似たような商品を比較検討している可能性もあるため、競合他社の商品も含めた料金やスペックの一覧表を作成し、無料で提供する方法もあります。
新規顧客への営業方法
新規顧客は実際に商品を購入しているため、潜在顧客や見込み顧客への営業・マーケティング施策はいったん、成功したといえます。ただし、そこで終わりにせず、新規顧客をリピーターへと育てるための施策につなげることが大事です。
具体的には、購入についてメールなどでお礼を述べて、コミュニケーションを取ります。すぐに次回の購入を促すのではなく、顧客に寄り添い、関係性を築こうとする姿勢を見せることが重要です。
既存顧客への営業方法
既存顧客は、商品を購入したものの、リピーターにはなっていない顧客です。「期待したような商品じゃなかった」、「他社製品のほうがよいと感じた」など、継続的な購入につながっていない理由を探ってみましょう。
単に次の購入を忘れている可能性もあるため、商品やブランドの存在を思い出してもらうだけで購入につながることもあります。
リピーターへの営業方法
リピーターは、自社に安定した売上をもたらしてくれるだけでなく、SNSなどを通じてクチコミを広げてくれる存在でもあります。
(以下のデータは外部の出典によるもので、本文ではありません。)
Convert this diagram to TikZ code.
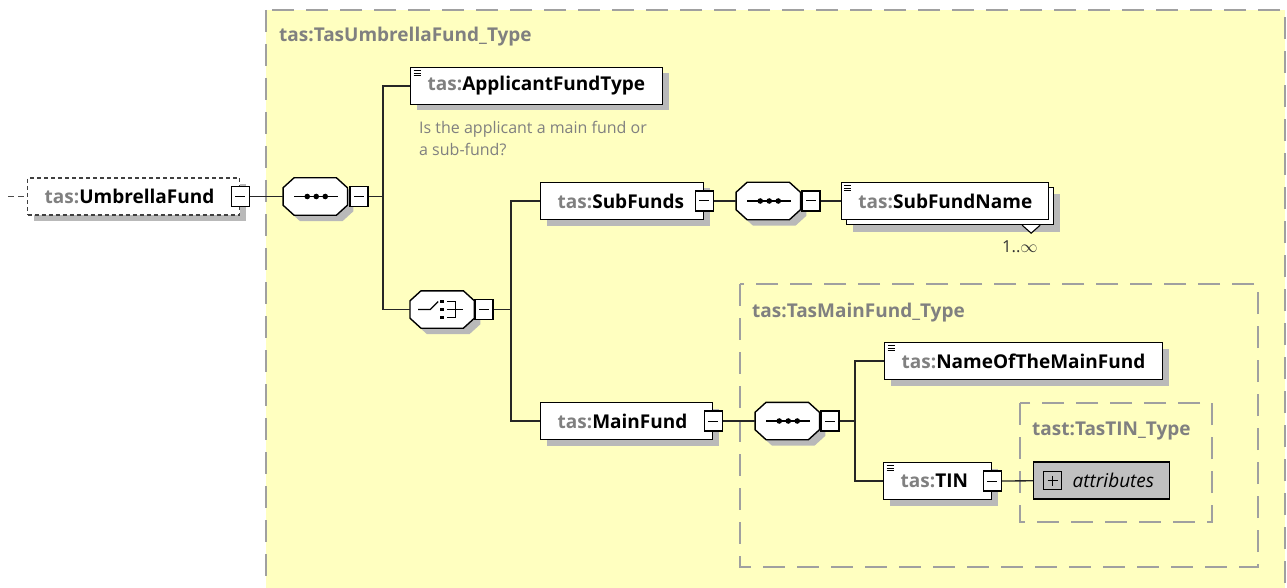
\documentclass[tikz,border=0pt]{standalone}
\usepackage{fontspec}
\setmainfont{Open Sans}
\usetikzlibrary{positioning,shadows}

\definecolor{groupfill}{RGB}{255,255,192}
\definecolor{groupline}{RGB}{160,160,160}
\definecolor{prefixgray}{RGB}{128,128,128}
\definecolor{shadowgray}{RGB}{185,185,185}
\definecolor{attrgray}{RGB}{192,192,192}

\newcommand{\tas}[1]{{\color{prefixgray}tas:}#1}
% octagon outline of a compositor node
\newcommand{\octpath}[1]{([xshift=11pt]#1.north west) -- ([xshift=-11pt]#1.north east) -- ([yshift=-10pt]#1.north east)
	-- ([yshift=10pt]#1.south east) -- ([xshift=-11pt]#1.south east) -- ([xshift=11pt]#1.south west)
	-- ([yshift=10pt]#1.south west) -- ([yshift=-10pt]#1.north west) -- cycle}
\newcommand{\compframe}[1]{%
	\fill[shadowgray,transform canvas={xshift=6pt,yshift=-6pt}] \octpath{#1};
	\filldraw[fill=white,line width=1.4pt] \octpath{#1};}

\begin{document}
\begin{tikzpicture}[x=1pt,y=-1pt,
	wire/.style={line width=1.3pt,draw=black!85},
	groupbox/.style={fill=groupfill,draw=groupline,line width=1.8pt,dash pattern=on 22pt off 12pt},
	grouplabel/.style={anchor=base west,inner sep=0pt,text=prefixgray,font=\fontsize{19}{22}\selectfont\bfseries},
	shadowed/.style={drop shadow={shadow xshift=6pt,shadow yshift=-6pt,fill=shadowgray,opacity=1}},
	elem/.style={draw,line width=1.4pt,fill=white,anchor=west,minimum height=37pt,inner xsep=17pt,inner ysep=0pt,align=left,font=\fontsize{19}{22}\selectfont\bfseries,shadowed},
	simple/.style={path picture={\draw[line width=0.8pt] \foreach \k in {3,5.5,8} {([shift={(3pt,-\k pt)}]path picture bounding box.north west) -- ++(7pt,0pt)};}},
	compositor/.style={minimum width=64pt,minimum height=37pt,anchor=west,inner sep=0pt},
	pmbox/.style={draw,line width=1.3pt,fill=white,minimum width=18pt,minimum height=20pt,inner sep=0pt,path picture={\draw[line width=1pt] ([xshift=-5pt]path picture bounding box.center) -- ([xshift=5pt]path picture bounding box.center);}},
	doc/.style={anchor=north west,inner sep=0pt,align=left,text=prefixgray,font=\fontsize{16}{22}\selectfont}]

	\path[fill=white,use as bounding box] (0,0) rectangle (1287,588);

	% type boxes
	\draw[groupbox] (266,10) rectangle (1285,620);
	\draw[groupbox] (740,284) rectangle (1258,567);
	\draw[groupbox] (1020,403) rectangle (1212,522);
	\node[grouplabel] (umbtype)  at (279,42)   {tas:TasUmbrellaFund\_Type};
	\node[grouplabel] (maintype) at (752,317)  {tas:TasMainFund\_Type};
	\node[grouplabel] (tintype)  at (1032,435) {tast:TasTIN\_Type};

	% umbrella fund
	\node[elem,draw=black!75,dash pattern=on 4pt off 3pt,text width=178pt] (umb) at (27,196.5) {\tas{UmbrellaFund}};
	\node[pmbox] (umbpm) at (umb.east) {};
	\node[compositor,right=33pt of umbpm] (seq1) {};
	\compframe{seq1}
	\node[pmbox,right=2pt of seq1] (seq1pm) {};

	\node[elem,simple,text width=218pt] (aft) at (410,86) {\tas{ApplicantFundType}};
	\node[doc] (aftdoc) at (419,121) {Is the applicant a main fund or\\a sub-fund?};

	\node[compositor] (choice) at (410,309.5) {};
	\compframe{choice}
	\node[pmbox,right=0pt of choice] (choicepm) {};

	% sub funds
	\node[elem,text width=129pt] (subfunds) at (540,201) {\tas{SubFunds}};
	\node[pmbox] (subfundspm) at (subfunds.east) {};
	\node[compositor,right=22pt of subfundspm] (seq2) {};
	\compframe{seq2}
	\node[pmbox,right=1pt of seq2] (seq2pm) {};
	\node[shadowed/.style={},elem,simple,text width=173pt,
		drop shadow={shadow xshift=12pt,shadow yshift=-12pt,fill=shadowgray,opacity=1},
		copy shadow={shadow xshift=5pt,shadow yshift=-5pt},right=20pt of seq2pm] (sfname) {\tas{SubFundName}};
	\draw[line width=1.1pt,fill=white] ([shift={(-27pt,-5pt)}]sfname.south east) -- ++(9pt,-8pt) -- ++(9pt,8pt);
	\node[anchor=base west,inner sep=0pt,font=\fontsize{16.5}{18}\selectfont,text=black!80] (sfmult) at (1002,252) {1..\(\infty\)};

	% main fund
	\node[elem,text width=138pt] (mainfund) at (540,421) {\tas{MainFund}};
	\node[pmbox] (mainfundpm) at (mainfund.east) {};
	\node[compositor,right=32pt of mainfundpm] (seq3) {};
	\compframe{seq3}
	\node[pmbox,right=1pt of seq3] (seq3pm) {};
	\node[elem,simple,text width=244pt] (nomf) at (884,361) {\tas{NameOfTheMainFund}};
	\node[elem,simple,text width=74pt] (tin) at (883,481) {\tas{TIN}};
	\node[pmbox] (tinpm) at (tin.east) {};
	\node[shadowed/.style={},elem,fill=attrgray,text width=102pt,font=\fontsize{19}{22}\selectfont\itshape] (attr) at (1033,480.5) {\hspace*{22pt}\mbox{attributes}};
	\node[draw,line width=1.2pt,minimum width=18pt,minimum height=18pt,inner sep=0pt,right=10pt of attr.west] (attrpm) {};
	\draw[line width=1pt] ([xshift=-5pt]attrpm.center) -- ([xshift=5pt]attrpm.center) ([yshift=-5pt]attrpm.center) -- ([yshift=5pt]attrpm.center);

	% compositor symbols
	\foreach \c in {seq1,seq2,seq3} {
		\draw[line width=1.2pt] ([xshift=-21pt]\c.center) -- ([xshift=23pt]\c.center);
		\foreach \d in {-8,1,10} \fill ([xshift=\d pt]\c.center) circle (2.8pt);
	}
	\draw[line width=1.2pt] ([xshift=-24pt]choice.center) -- ++(12pt,0pt) -- ++(8pt,8pt);
	\foreach \k in {-8,0,8} \fill ([yshift=\k pt]choice.center) +(-1.8pt,-1.8pt) rectangle +(1.8pt,1.8pt);
	\draw[line width=1.2pt] ([shift={(5pt,8pt)}]choice.center) -- ++(8pt,0pt) -- ++(0pt,-16pt) -- ++(-8pt,0pt)
		([xshift=5pt]choice.center) -- ++(16pt,0pt);

	% connectors
	\coordinate (umbin) at (8,196.5);
	\coordinate (j1) at (383,196.5);
	\coordinate (j2) at (511,309.5);
	\coordinate (j3) at (855,421);
	\draw[wire,draw=black!70,dash pattern=on 6pt off 4pt] (umbin) -- (umb.west);
	\draw[wire] (umbpm) -- (seq1);
	\draw[wire] (seq1pm) -- (j1);
	\draw[wire] (aft.west) -| (j1) |- (choice.west);
	\draw[wire] (choicepm) -- (j2);
	\draw[wire] (subfunds.west) -| (j2) |- (mainfund.west);
	\draw[wire] (subfundspm) -- (seq2);
	\draw[wire] (seq2pm) -- (sfname);
	\draw[wire] (mainfundpm) -- (seq3);
	\draw[wire] (seq3pm) -- (j3);
	\draw[wire] (nomf.west) -| (j3) |- (tin.west);
	\draw[wire] (tinpm) -- (attr);
\end{tikzpicture}
\end{document}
ほかの顧客以上に手厚くフォローを行い、関係性を維持できるよう心がけましょう。
リピーターに対しては、特定の条件を満たした人しか参加できない特別なセミナーの開催や、シークレットクーポンの配布などが効果的です。
参考:ABM(アカウントベースドマーケティング)とは?導入に必要な知識と実践に不可欠なおすすめツールについて解説
顧客と接するうえで大切なことは?
顧客と接する際は、次のようなことを心がけましょう。
顧客を理解する
顧客と良好な関係性を築くためには、まず相手を理解することが重要です。悩み事や価値観、興味・関心など、直接的な対話も含めて相手を知ることから始めてみましょう。
顧客に寄り添う
顧客が商品を購入するのには、かならず理由があります。自身の課題や悩みを解決したいと考えている顧客も多いため、寄り添う姿勢が大切です。「機械的な対応をされた」など、接し方ひとつで顧客を失ってしまうこともあるので注意しなければなりません。
顧客に貢献することを考える
営業・マーケティングで成果を上げるには、まず企業側から顧客に貢献することが大切です。
無料の情報提供や課題解決のためのサポートなど、顧客のためにできることを考えてみましょう。それを継続し続けると、商品が必要になったタイミングで顧客が自社のことを思い出してくれるでしょう。
「顧客を知ること」は「営業を知ること」
営業・マーケティングの基本は、とにかく顧客をよく知ることです。相手の課題や悩み、興味・関心があることがわからなければ、適切な提案はできません。
特に、営業はテクニックに走りがちなので注意しましょう。顧客に貢献することを考え、良好な関係性を築くことが大切です。